Records shown -

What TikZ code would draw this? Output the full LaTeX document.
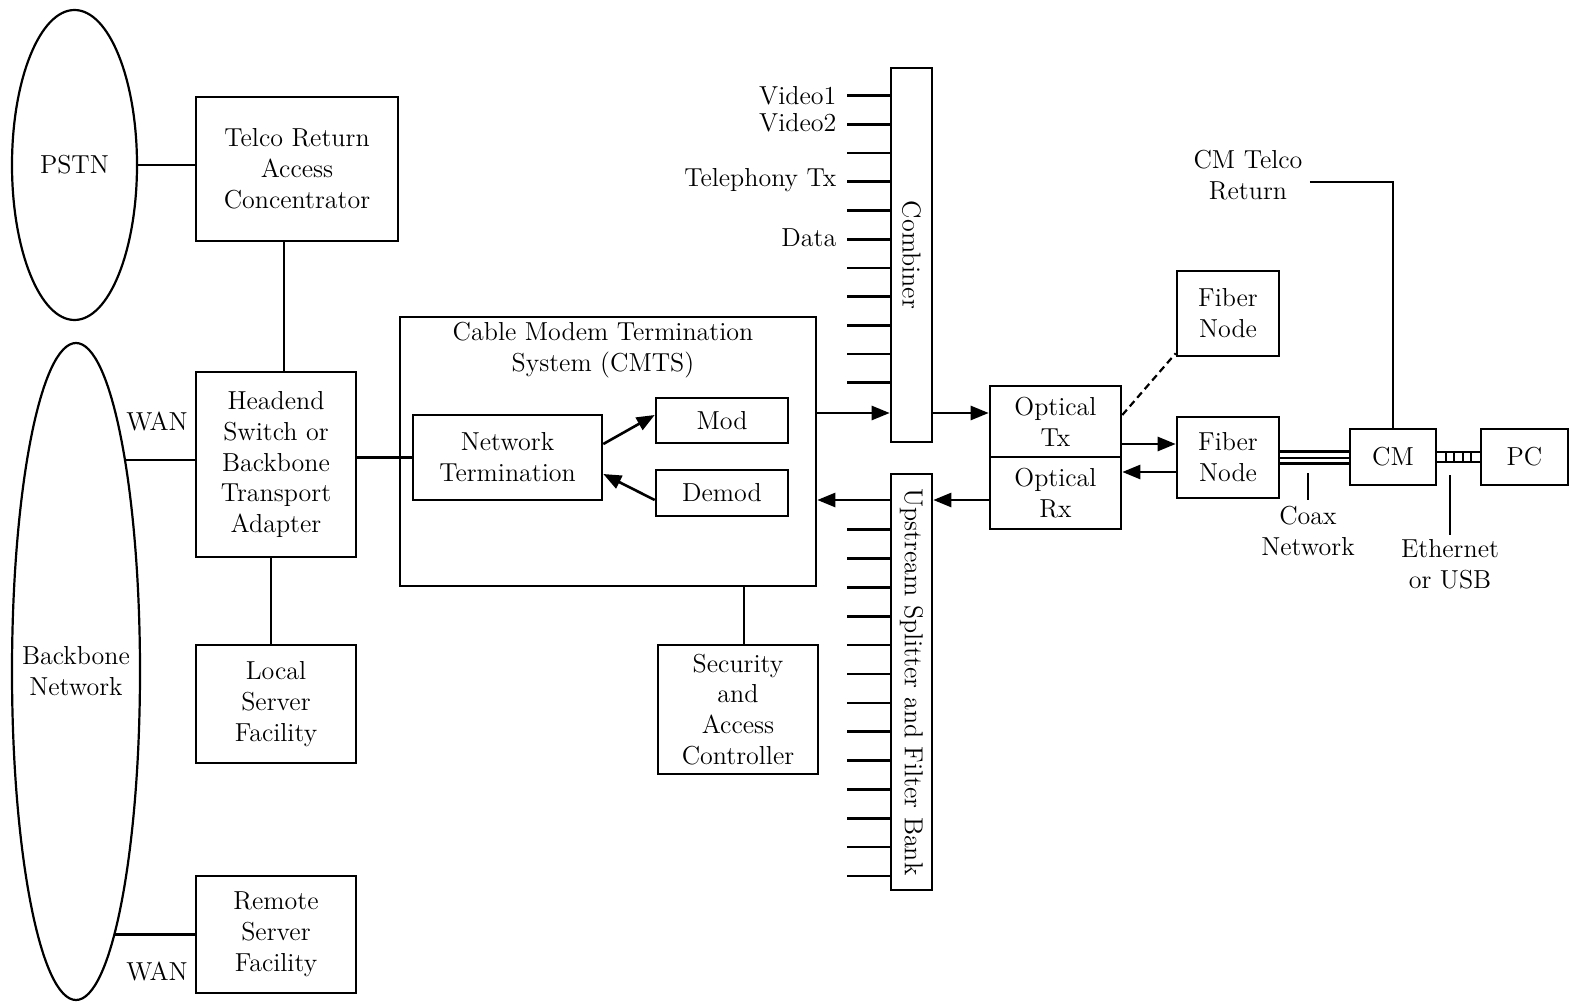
\documentclass[tikz,border=0pt]{standalone}
\usetikzlibrary{arrows.meta,shapes.geometric}
\newcommand\dfont{\fontsize{13pt}{15.4pt}\selectfont}
\begin{document}
\begin{tikzpicture}[x=0.5pt,y=-0.5pt,
  box/.style={draw, line width=1.3pt, inner sep=0pt, align=center, font=\dfont},
  oval/.style={draw, ellipse, line width=1.1pt, inner sep=0pt},
  txt/.style={inner sep=0pt, align=center, font=\dfont},
  wire/.style={line width=1.3pt},
  thinwire/.style={line width=1pt},
  arr/.style={wire, -{Triangle[length=9pt,width=7pt]}},
  dashwire/.style={line width=1.1pt, dash pattern=on 3.5pt off 2.2pt}]
\useasboundingbox (0,0) rectangle (1570,1006);

% networks
\node[oval, minimum width=62.5pt, minimum height=155pt] (pstn) at (74.5,165) {};
\node[txt] (pstntxt) at (pstn.center) {PSTN};
\node[oval, minimum width=64pt, minimum height=328.5pt] (backbone) at (76,671.5) {};
\node[txt] (bbtxt) at (backbone.center) {Backbone\\Network};

% headend equipment
\node[box, minimum width=101pt, minimum height=72pt] (telco) at (297,169) {Telco Return\\Access\\Concentrator};
\node[box, minimum width=80pt, minimum height=92.5pt] (headend) at (276,464.5) {Headend\\Switch or\\Backbone\\Transport\\Adapter};
\node[box, minimum width=80pt, minimum height=59pt] (local) at (276,704) {Local\\Server\\Facility};
\node[box, minimum width=80pt, minimum height=58.5pt] (remote) at (276,934.5) {Remote\\Server\\Facility};

% CMTS
\node[box, minimum width=208pt, minimum height=134.5pt] (cmts) at (608,451.5) {};
\node[txt] (cmtstitle) at (603,350) {Cable Modem Termination\\System (CMTS)};
\node[box, minimum width=94.5pt, minimum height=42.5pt] (nt) at (507.5,457.5) {Network\\Termination};
\node[box, minimum width=66pt, minimum height=22.5pt] (mod) at (722,420.5) {Mod};
\node[box, minimum width=66pt, minimum height=23pt] (demod) at (722,493) {Demod};
\node[box, minimum width=80pt, minimum height=64.5pt] (sec) at (738,709.5) {Security\\and\\Access\\Controller};

% combiner and splitter
\node[box, minimum width=20.5pt, minimum height=187pt] (comb) at (911.5,255) {};
\node[txt, rotate=-90] (combtxt) at (comb.center) {Combiner};
\node[box, minimum width=20.5pt, minimum height=208pt] (split) at (911.5,682) {};
\node[txt, rotate=-90] (splittxt) at (split.center) {Upstream Splitter and Filter Bank};

% optics and plant
\node[box, minimum width=65.5pt, minimum height=35.5pt] (otx) at (1055.5,421.5) {Optical\\Tx};
\node[box, minimum width=65.5pt, minimum height=36pt] (orx) at (1055.5,493) {Optical\\Rx};
\node[box, minimum width=51pt, minimum height=42.5pt] (fn1) at (1228,313.5) {Fiber\\Node};
\node[box, minimum width=51pt, minimum height=40.5pt] (fn2) at (1228,457.5) {Fiber\\Node};
\node[box, minimum width=43pt, minimum height=28pt] (cm) at (1393,457) {CM};
\node[box, minimum width=43.5pt, minimum height=28pt] (pc) at (1524.5,457) {PC};

% free labels
\node[txt] (wan1) at (157,421) {WAN};
\node[txt] (wan2) at (157,971) {WAN};
\node[txt] (cmtr) at (1248,175) {CM Telco\\Return};
\node[txt] (coaxlbl) at (1308,531) {Coax\\Network};
\node[txt] (ethlbl) at (1450,564) {Ethernet\\or USB};

% combiner inputs
\foreach \i in {0,...,10}
  \draw[wire] ([yshift={-(14.5+14.35*\i)*1pt}]comb.north west) -- ++(-43,0) coordinate (cin\i);
\node[txt, anchor=east] (v1) at ([xshift=-5pt]cin0) {Video1};
\node[txt, anchor=east] (v2) at ([xshift=-5pt,yshift=1pt]cin1) {Video2};
\node[txt, anchor=east] (tel) at ([xshift=-5pt,yshift=1pt]cin3) {Telephony Tx};
\node[txt, anchor=east] (data) at ([xshift=-5pt,yshift=0.5pt]cin5) {Data};

% splitter outputs
\foreach \i in {0,...,12}
  \draw[wire] ([yshift={-(28.5+14.425*\i)*1pt}]split.north west) -- ++(-43,0);

% left side links
\draw[wire] (pstn.east) -- (pstn.east -| telco.west);
\draw[wire] ([xshift=-6.5pt]telco.south) -- ([xshift=4pt]headend.north);
\coordinate (w1) at ([yshift=2.25pt]headend.west);
\draw[wire] (w1) -- (w1 -| backbone.77);
\draw[wire] (remote.west) -- (remote.west -| backbone.-82);
\draw[wire] (headend.east |- nt.west) -- (nt.west);
\draw[wire] ([xshift=-2.5pt]headend.south) -- ([xshift=-2.5pt]local.north);
\coordinate (s1) at ([xshift=3pt]sec.north);
\draw[wire] (s1 |- cmts.south) -- (s1);

% inside the CMTS
\draw[arr] ([yshift=6.75pt]nt.east) -- ([yshift=2.75pt]mod.west);
\draw[arr] ([yshift=-3.5pt]demod.west) -- ([yshift=-8.25pt]nt.east);

% downstream / upstream paths
\coordinate (c1) at ([yshift=19.25pt]cmts.east);
\draw[arr] (c1) -- (c1 -| comb.west);
\draw[arr] (c1 -| comb.east) -- (c1 -| otx.west);
\coordinate (r1) at ([yshift=-3.5pt]orx.west);
\draw[arr] (r1) -- (r1 -| split.east);
\draw[arr] (r1 -| split.west) -- (r1 -| cmts.east);
\coordinate (f1) at ([yshift=6.75pt]fn2.west);
\draw[arr] (f1 -| otx.east) -- (f1);
\coordinate (f2) at ([yshift=-7.25pt]fn2.west);
\draw[arr] (f2) -- (f2 -| orx.east);
\draw[dashwire] ([yshift=3.25pt]otx.east) -- ([yshift=2pt]fn1.south west);

% coax cable
\coordinate (k1) at ([yshift=3pt]fn2.east);
\coordinate (k2) at (fn2.east);
\coordinate (k3) at ([yshift=-3pt]fn2.east);
\draw[wire] (k1) -- (k1 -| cm.west);
\draw[thinwire] (k2) -- (k2 -| cm.west);
\draw[wire] (k3) -- (k3 -| cm.west);
\draw[thinwire] ([yshift=3pt]coaxlbl.north) -- ++(0,-27);

% ethernet / USB link
\coordinate (e1) at ([yshift=2.5pt]cm.east);
\coordinate (e2) at ([yshift=-2.5pt]cm.east);
\draw[thinwire] (e1) -- (e1 -| pc.west);
\draw[thinwire] (e2) -- (e2 -| pc.west);
\foreach \dx in {9,17,26,34}
  \draw[thinwire] ([xshift={\dx*0.5pt}]e1) -- ([xshift={\dx*0.5pt}]e2);
\draw[thinwire] ([yshift=2pt]ethlbl.north) -- ++(0,-60);

% CM telco return
\coordinate (t1) at ([xshift=3.5pt,yshift=-3.5pt]cmtr.east);
\draw[wire] (t1) -- (t1 -| cm.north) -- (cm.north);
\end{tikzpicture}
\end{document}
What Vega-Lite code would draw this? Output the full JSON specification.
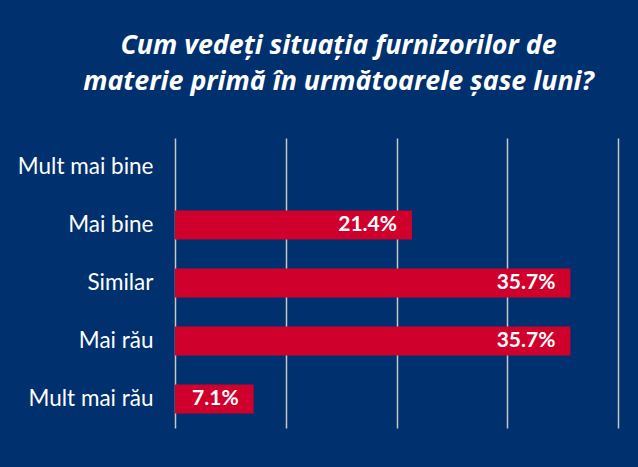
{
  "$schema": "https://vega.github.io/schema/vega-lite/v6.json",
  "width": 443,
  "height": 290,
  "autosize": {"type": "none"},
  "padding": {"left": 175, "top": 138, "right": 20, "bottom": 39},
  "background": "#00306e",
  "title": {
    "text": ["Cum vedeți situația furnizorilor de", "materie primă în următoarele șase luni?"],
    "font": "Open Sans",
    "fontSize": 26.8,
    "fontWeight": "bold",
    "fontStyle": "italic",
    "color": "#ffffff",
    "lineHeight": 36,
    "anchor": "middle",
    "dx": -58,
    "offset": 42
  },
  "data": {
    "values": [
      {"cat": "Mult mai bine", "val": 0},
      {"cat": "Mai bine", "val": 0.214},
      {"cat": "Similar", "val": 0.357},
      {"cat": "Mai rău", "val": 0.357},
      {"cat": "Mult mai rău", "val": 0.071}
    ]
  },
  "encoding": {
    "y": {
      "field": "cat",
      "type": "nominal",
      "sort": null,
      "scale": {"paddingInner": 0.5, "paddingOuter": 0.25},
      "axis": {
        "title": null,
        "ticks": false,
        "domain": false,
        "labelColor": "#ffffff",
        "labelFont": "Lato",
        "labelFontSize": 22.5,
        "labelPadding": 22,
        "grid": false
      }
    },
    "x": {
      "field": "val",
      "type": "quantitative",
      "scale": {"domain": [0, 0.4], "nice": false},
      "axis": {
        "title": null,
        "labels": false,
        "ticks": false,
        "domain": false,
        "values": [0, 0.1, 0.2, 0.3, 0.4],
        "grid": true,
        "gridColor": "#c8c8c8",
        "gridWidth": 1.5,
        "gridOpacity": 1
      }
    }
  },
  "layer": [
    {"mark": {"type": "bar", "color": "#d0002d"}},
    {
      "transform": [{"filter": "datum.val > 0"}],
      "mark": {
        "type": "text",
        "align": "right",
        "baseline": "middle",
        "dx": -15,
        "font": "Lato",
        "fontSize": 21,
        "fontWeight": "bold",
        "color": "#ffffff"
      },
      "encoding": {"text": {"field": "val", "type": "quantitative", "format": ".1%"}}
    }
  ],
  "config": {"view": {"stroke": null}}
}
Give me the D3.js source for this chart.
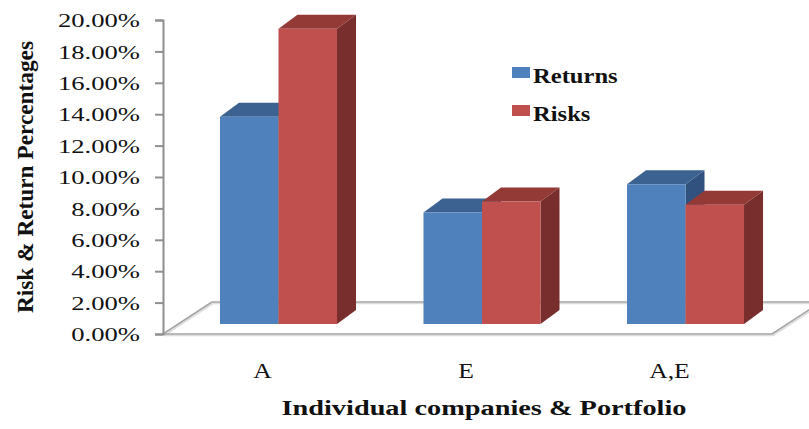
<!DOCTYPE html>
<html>
<head>
<meta charset="utf-8">
<script src="https://cdn.jsdelivr.net/npm/d3@7"></script>
<style>
  body { margin: 0; background: #fff; }
  svg { display: block; font-family: "Liberation Serif", "Times New Roman", serif; }
</style>
</head>
<body>
<div id="chart"></div>
<script>
// values
var categories = ['A', 'E', 'A,E'];
var seriesNames = ['Returns', 'Risks'];
var returns = [0.132, 0.071, 0.089];
var risks = [0.188, 0.078, 0.076];
var yTicks = [0, 0.02, 0.04, 0.06, 0.08, 0.10, 0.12, 0.14, 0.16, 0.18, 0.20];

var W = 809, H = 429;
var axisX = 163;
var depth = {x: 19, y: -14};      // bar depth
var floorDepth = {x: 49, y: -32}; // floor depth
var lift = 10;                    // bars sit a bit behind the front edge
var floorRight = 772;

var colors = {
    Returns: {front: '#4f81bd', top: '#3c6291', side: '#31527e'},
    Risks:   {front: '#c0504d', top: '#933a37', side: '#782e2c'}
};

var svg = d3.select('#chart').append('svg')
    .attr('width', W)
    .attr('height', H);

var y = d3.scaleLinear().domain([0, 0.20]).range([334, 20]);

var x0 = d3.scaleBand()
    .domain(categories)
    .range([axisX, 801])
    .paddingInner(0.425)
    .paddingOuter(0.28);

var x1 = d3.scaleBand()
    .domain(seriesNames)
    .range([0, x0.bandwidth()]);

// stretch text horizontally (the source renders wide glyphs)
var stretch = function(sel, k) {
    sel.each(function() {
        var w = this.getComputedTextLength();
        d3.select(this).attr('textLength', w * k).attr('lengthAdjust', 'spacingAndGlyphs');
    });
};

// floor
var y0 = y(0);
var floor = svg.append('g').attr('class', 'floor');
var floorLines = [
    [[axisX + floorDepth.x, y0 + floorDepth.y], [W + 30, y0 + floorDepth.y]],
    [[axisX, y0], [axisX + floorDepth.x, y0 + floorDepth.y]],
    [[axisX, y0], [floorRight, y0]],
    [[floorRight, y0], [floorRight + floorDepth.x, y0 + floorDepth.y]]
];
floor.selectAll('line.shadow').data(floorLines).enter()
    .append('line')
        .attr('class', 'shadow')
        .attr('x1', function(d) { return d[0][0] + 1 })
        .attr('y1', function(d) { return d[0][1] + 1.5 })
        .attr('x2', function(d) { return d[1][0] + 1 })
        .attr('y2', function(d) { return d[1][1] + 1.5 })
        .attr('stroke', '#dedede')
        .attr('stroke-width', 1.5);
floor.selectAll('line.edge').data(floorLines).enter()
    .append('line')
        .attr('class', 'edge')
        .attr('x1', function(d) { return d[0][0] })
        .attr('y1', function(d) { return d[0][1] })
        .attr('x2', function(d) { return d[1][0] })
        .attr('y2', function(d) { return d[1][1] })
        .attr('stroke', '#a3a3a3')
        .attr('stroke-width', 1.5);

// axis
var yAxis = svg.append('g')
    .attr('transform', 'translate(' + axisX + ',0)')
    .call(d3.axisLeft(y).tickValues(yTicks).tickFormat(d3.format('.2%')).tickSize(8).tickPadding(15));
yAxis.select('.domain').attr('stroke', '#8f8f8f').attr('stroke-width', 2);
yAxis.selectAll('.tick line').attr('stroke', '#8f8f8f').attr('stroke-width', 2);
yAxis.selectAll('.tick text')
    .attr('font-family', '"Liberation Serif", "Times New Roman", serif')
    .attr('font-size', 19)
    .attr('fill', '#111')
    .attr('dy', '0.35em')
    .call(stretch, 1.4);

// bars
var rows = categories.map(function(c, i) {
    return {cat: c, values: [
        {series: 'Returns', value: returns[i]},
        {series: 'Risks', value: risks[i]}
    ]};
});

var base = y0 - lift;
var groups = svg.selectAll('g.group').data(rows).enter()
    .append('g')
        .attr('class', 'group')
        .attr('transform', function(d) { return 'translate(' + x0(d.cat) + ',0)' });

var bars = groups.selectAll('g.bar').data(function(d) { return d.values }).enter()
    .append('g')
        .attr('class', 'bar');

var bw = x1.bandwidth();
bars.append('path')
    .attr('fill', function(d) { return colors[d.series].side })
    .attr('d', function(d) {
        var l = x1(d.series) + bw, t = y(d.value) - lift;
        return 'M' + l + ',' + base + 'L' + (l + depth.x) + ',' + (base + depth.y) +
            'L' + (l + depth.x) + ',' + (t + depth.y) + 'L' + l + ',' + t + 'Z';
    });
bars.append('path')
    .attr('fill', function(d) { return colors[d.series].top })
    .attr('d', function(d) {
        var l = x1(d.series), t = y(d.value) - lift;
        return 'M' + l + ',' + t + 'L' + (l + depth.x) + ',' + (t + depth.y) +
            'L' + (l + bw + depth.x) + ',' + (t + depth.y) + 'L' + (l + bw) + ',' + t + 'Z';
    });
bars.append('rect')
    .attr('fill', function(d) { return colors[d.series].front })
    .attr('x', function(d) { return x1(d.series) })
    .attr('y', function(d) { return y(d.value) - lift })
    .attr('width', bw)
    .attr('height', function(d) { return base - (y(d.value) - lift) });

// category labels
svg.selectAll('text.cat').data(categories).enter()
    .append('text')
        .attr('class', 'cat')
        .attr('x', function(d) { return x0(d) + x0.bandwidth() / 2 - 16 })
        .attr('y', 378)
        .attr('text-anchor', 'middle')
        .attr('font-size', 21)
        .attr('fill', '#111')
        .text(function(d) { return d })
        .call(stretch, 1.22);

// axis titles
svg.append('text')
    .attr('x', 484)
    .attr('y', 415)
    .attr('text-anchor', 'middle')
    .attr('font-size', 20)
    .attr('font-weight', 'bold')
    .attr('fill', '#111')
    .attr('textLength', 405)
    .attr('lengthAdjust', 'spacingAndGlyphs')
    .text('Individual companies & Portfolio');

svg.append('text')
    .attr('transform', 'translate(33,177) rotate(-90)')
    .attr('text-anchor', 'middle')
    .attr('font-size', 23)
    .attr('font-weight', 'bold')
    .attr('fill', '#111')
    .attr('textLength', 272)
    .attr('lengthAdjust', 'spacingAndGlyphs')
    .text('Risk & Return Percentages');

// legend
var legend = svg.selectAll('g.legend').data(seriesNames).enter()
    .append('g')
        .attr('class', 'legend')
        .attr('transform', function(d, i) { return 'translate(512,' + (67 + i * 38) + ')' });
legend.append('rect')
    .attr('width', 18)
    .attr('height', 11)
    .attr('fill', function(d) { return colors[d].front });
legend.append('text')
    .attr('x', 21)
    .attr('y', 16)
    .attr('font-size', 21)
    .attr('font-weight', 'bold')
    .attr('fill', '#111')
    .text(function(d) { return d })
    .call(stretch, 1.17);
</script>
</body>
</html>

Given problem - In the records above, locate every line with the string "this" and copy it.

Task solution -
What TikZ code would draw this? Output the full LaTeX document.
What Vega-Lite code would draw this? Output the full JSON specification.
Give me the D3.js source for this chart.
        var w = this.getComputedTextLength();
        d3.select(this).attr('textLength', w * k).attr('lengthAdjust', 'spacingAndGlyphs');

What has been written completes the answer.